When reflecting on the Filipinas in Hong Kong and the Africans in Spain I discovered more similarities than I expected.  There were some differences as well.  In Spain the immigrants learn Spanish, because that is the native language of the land.  In Hong Kong, one of the capitals of transnational business, English is the language the Filipinas learn before the native language of Cantonese.  It could be said that to learn the language of a country in which one is working is a way of adapting and blending in or it's the way to survive i.e. make money.  For migrants to learn the money making language is the only means of survival for them and their families back home.  Yet despite separation from their land both groups similarly remained closesly knit.  PhotoAlthough it didn’t make sense to me at the beginning of the voyage, it’s now obvious that to stay sane in a country that doesn’t accept you, not because of personal identity but because of outward appearance, is to stay close to those who can appreciate and understand one's origin. Similarly, in Bosnia, the Muslims trade houses with the Serbs so that they may move into an established Muslim community, where it is easier to live with familiarity.  What does taking over public spaces in groups really mean?  Is it just because the immigrants feel safety in numbers, or is there also a political side to it?  In Lisa Law’s article "Defying Disappearance: Cosmopolitan public spaces in Hong Kong," she states that the space invaded by the Filipinas in central Hong Kong is not just a home away from home, where “thousands of domestic workers cast off the cultural conventions of their Chinese employers for one day a week and eat Filipino food, read Filipino newspapers and magazines.” (11) Rather, Law believes that it also raises questions about the "political efficacy of conceiving this space as a cultural landscape.” (16)  After experiencing Statue Square in Hong Kong and El Corte Ingles in Spain, I have to agree with Lisa Law.  Although the Africans I saw were not necessarily casting off the Spanish cultural conventions, they were definitely standing their ground and making a space and a living for themselves.

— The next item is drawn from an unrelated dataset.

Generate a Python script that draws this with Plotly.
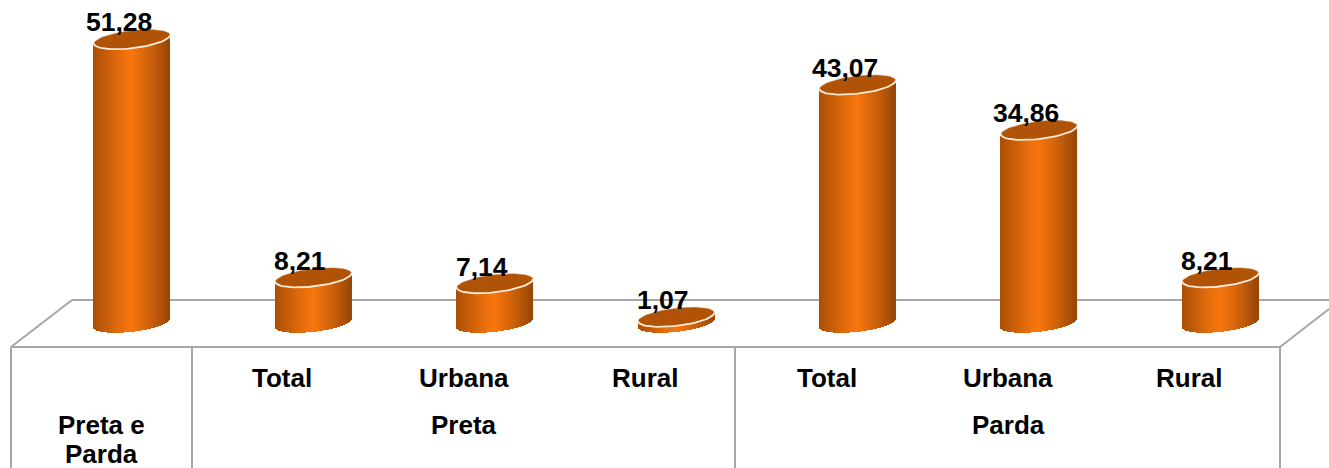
import math
import plotly.graph_objects as go

W, H = 1329, 468

# Data
positions = [0, 1, 2, 3, 4, 5, 6]
values = [51.28, 8.21, 7.14, 1.07, 43.07, 34.86, 8.21]
value_labels = ["51,28", "8,21", "7,14", "1,07", "43,07", "34,86", "8,21"]
sub_positions = [1, 2, 3, 4, 5, 6]
sub_labels = ["Total", "Urbana", "Rural", "Total", "Urbana", "Rural"]
group_positions = [0, 0, 2, 5]
group_labels = ["Preta e", "Parda", "Preta", "Parda"]
group_rows = [425, 453.5, 425, 425]

# Scales (pixels per unit)
PX_X = 181.4
PX_Y = 5.53
X0_PX = 132.0
Y0_PX = 323.0
x_range = [(0 - X0_PX) / PX_X, (W - X0_PX) / PX_X]
y_range = [(Y0_PX - H) / PX_Y, Y0_PX / PX_Y]

# Cylinder look
RX, RY, TILT = 38.0, 8.8, 4.2
N = 76
DARK_L = (168, 78, 6)
DARK_R = (150, 70, 6)
BRIGHT = (246, 117, 14)
CAP = "#B05306"
RIM = "#FFEBD9"
LINE = "#A6A6A6"
FONT = "Liberation Sans"


def slice_color(u):
    c0 = DARK_L if u < 0 else DARK_R
    f = abs(u) ** 1.2
    return "rgb(%d,%d,%d)" % tuple(round(BRIGHT[i] + (c0[i] - BRIGHT[i]) * f) for i in range(3))


def front_edge(u):
    return (TILT * u - RY * math.sqrt(max(0.0, 1 - u * u))) / PX_Y


bx, by, bbase, bcol = [], [], [], []
slice_w = (2 * RX / N) / PX_X
for p, v in zip(positions, values):
    for i in range(N):
        u = (i + 0.5) / N * 2 - 1
        e = front_edge(u)
        bx.append(p + u * RX / PX_X)
        bbase.append(e)
        by.append(v)
        bcol.append(slice_color(u))

fig = go.Figure()
fig.add_trace(go.Bar(
    x=bx, y=by, base=bbase, width=slice_w * 1.02,
    marker=dict(color=bcol, line=dict(width=0)), hoverinfo="skip", showlegend=False,
))

cx, cy, rx, ry = [], [], [], []
for p, v in zip(positions, values):
    for k in range(0, 73):
        t = 2 * math.pi * k / 72
        cx.append(p + RX * math.cos(t) / PX_X)
        cy.append(v + (RY * math.sin(t) + TILT * math.cos(t)) / PX_Y)
    cx.append(None)
    cy.append(None)
    for k in range(0, 37):
        t = math.pi + math.pi * k / 36
        rx.append(p + RX * math.cos(t) / PX_X)
        ry.append(v + (RY * math.sin(t) + TILT * math.cos(t)) / PX_Y)
    rx.append(None)
    ry.append(None)

fig.add_trace(go.Scatter(x=cx, y=cy, mode="lines", fill="toself", fillcolor=CAP,
                         line=dict(width=0.5, color="#C9742E"), hoverinfo="skip", showlegend=False))
fig.add_trace(go.Scatter(x=rx, y=ry, mode="lines", line=dict(width=1.8, color=RIM),
                         hoverinfo="skip", showlegend=False))

# Table / floor frame (pixel layout of the category table)
frame = [
    (72, 300, W, 300), (72, 300, 11, 347), (11, 347, 1280, 347),
    (1280, 347, W, 309), (11, 347, 11, H), (192, 347, 192, H),
    (735, 347, 735, H), (1280, 347, 1280, H),
]
shapes = [dict(type="line", xref="paper", yref="paper", layer="below",
               x0=a / W, x1=c / W, y0=1 - b / H, y1=1 - d / H,
               line=dict(color=LINE, width=2)) for a, b, c, d in frame]

ann = []
for p, v, t in zip(positions, values, value_labels):
    ann.append(dict(x=p, y=v, xref="x", yref="y", text=f"<b>{t}</b>", showarrow=False,
                    xanchor="center", yanchor="middle", xshift=-13, yshift=17,
                    font=dict(family=FONT, size=26.5, color="#000000")))
for p, t in zip(sub_positions, sub_labels):
    ann.append(dict(x=p, y=1 - 378 / H, xref="x", yref="paper", text=f"<b>{t}</b>", showarrow=False,
                    xanchor="center", yanchor="middle", xshift=-31,
                    font=dict(family=FONT, size=26, color="#000000")))
for p, t, r in zip(group_positions, group_labels, group_rows):
    ann.append(dict(x=p, y=1 - r / H, xref="x", yref="paper", text=f"<b>{t}</b>",
                    showarrow=False, xanchor="center", yanchor="middle",
                    xshift=-31, font=dict(family=FONT, size=26, color="#000000")))

fig.update_layout(
    width=W, height=H, margin=dict(l=0, r=0, t=0, b=0),
    paper_bgcolor="white", plot_bgcolor="rgba(0,0,0,0)",
    showlegend=False, shapes=shapes, annotations=ann, bargap=0,
    xaxis=dict(range=x_range, visible=False, fixedrange=True),
    yaxis=dict(range=y_range, visible=False, fixedrange=True),
)
fig.write_html("out.html", config={"displayModeBar": False},
               post_script="document.body.style.margin='0';document.documentElement.style.overflow='hidden';")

After coming back onto the ship, I couldn’t help but ask myself why must it come down to feeling uncomfortable in an educational setting where the homosexuals and the minorities are valued less than any other Caucasian student?  To many Semester at Sea students this voyage was a voyage of discovery in which they experienced being followed in a store for the first time, or being looked at as if they don’t belong for the first time.  The truth is that for many Africans in Spain, Filipinas in Hong Kong, and ethnic minorities in America this is part of their daily lives.  To me, this voyage opened my eyes to the realization that discrimination is everywhere because the dominant ethnic group will always be a step above everyone else. Although most students will finish this semester never realizing how the world is not as blissful as their lives I am glad for the few that will go back home and think about how vital migrants are to the world.